Nombreuses sont les familles qui comptent quelqu’un qui est passionné de la généalogie. Quelqu’un qui consacre d’innombrables heures à retracer la lignée, à remonter dans le temps pour suivre l’évolution familiale de génération en génération. Chez nous, c’était ma Tante Cécile. Elle était une femme d’une générosité remarquable. De ma naissance jusqu’à sa mort, jamais un Noël ni un anniversaire ne passaient sans une carte et un cadeau de sa part. Mais j’étais loin d’être son petit préféré ou de faire exception… Elle en faisait autant pour chaque neveu et nièce, et pour chacun de leurs enfants, aussi. Vu la taille de notre famille, typiquement canadienne-française, elle devait emballer un cadeau tous les jours de l’année, ou presque! Elle était notre première référence en matière de généalogie et nous fournissait régulièrement des cahiers chargés de documents historiques. Grâce à elle, j’en ai appris pas mal sur mes aïeux, disparus bien avant mon entrée dans ce monde.
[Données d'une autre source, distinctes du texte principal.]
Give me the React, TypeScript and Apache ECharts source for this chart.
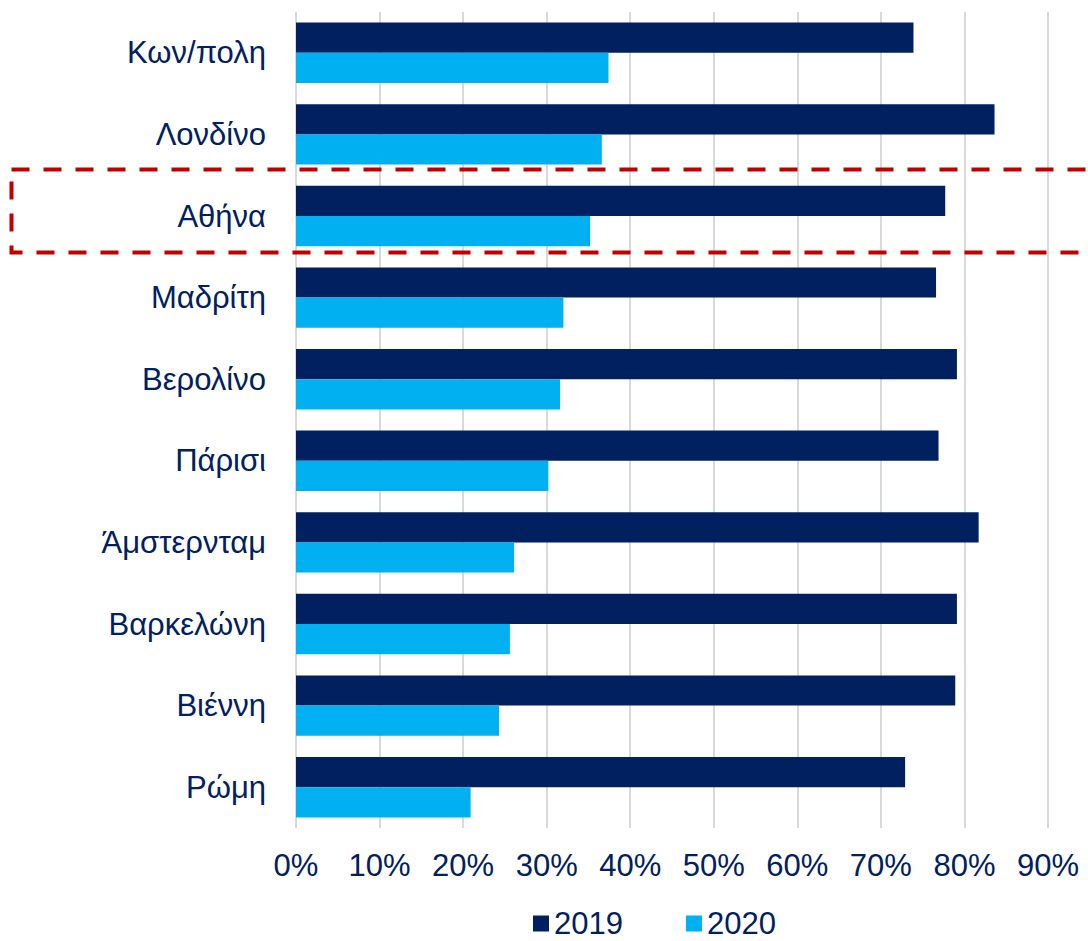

Elle était aussi une fenêtre ouverte sur le monde au-delà de mon petit village. Tante Cécile voyageait souvent, et dans des coins du monde plutôt exotiques à mes yeux… Elle était aussi le pole rassembleur de notre famille. Après la messe, le dimanche, c’était souvent chez elle que le clan se réunissait. C’est d’ailleurs lors d’un de mes nombreux passages chez elle, alors que j’étais encore tout petit, que j’ai remarqué des photos d’enfants, des notes et des dessins, aimantés sur son frigo. En plus de veiller sur une trôlée de petits Dubeau, Ma Tante Cécile était aussi marraine de nombreux enfants à l’étranger. Elle, qui avait longtemps été sœur religieuse, avait toujours gardé un sens de la charité. Puis, je pense qu’en quelque sorte, nous étions tous ses enfants adoptifs.

Les albums qu’elle a montés et offerts en cadeau sont des reliquaires précieux. Le fruit d’un travail de recherche assidu et de longue haleine. Ce sont des legs importants qui recèlent des petits trésors familiaux. À bien y penser, il me semble que son travail généalogique s’inscrit dans la continuité d’une oralité profondément enracinée dans ma famille et ma région natale… Je me souviens qu’à plusieurs reprises, alors que je travaillais aux côtés de mon père dans le cimetière paroissial, il me racontait les exploits de l’un ou de l’autre de ceux qu’il avait connu et qui reposaient désormais sous la terre. Papa, qui savait ni lire ni écrire, savait que chaque pierre marquait une vie qui avait touché des gens, et dont le souvenir finirait par se perdre. En feuilletant les pages de l’album que ma Tante Cécile lui a offert en cadeau, j’ai compris que chacune de nos vies est vouée à l’oubli. Tout ce qu’on peut espérer, il me semble, c’est d’avoir laissé quelques traces… vivantes, écrites, éphémères, pour marquer notre passage.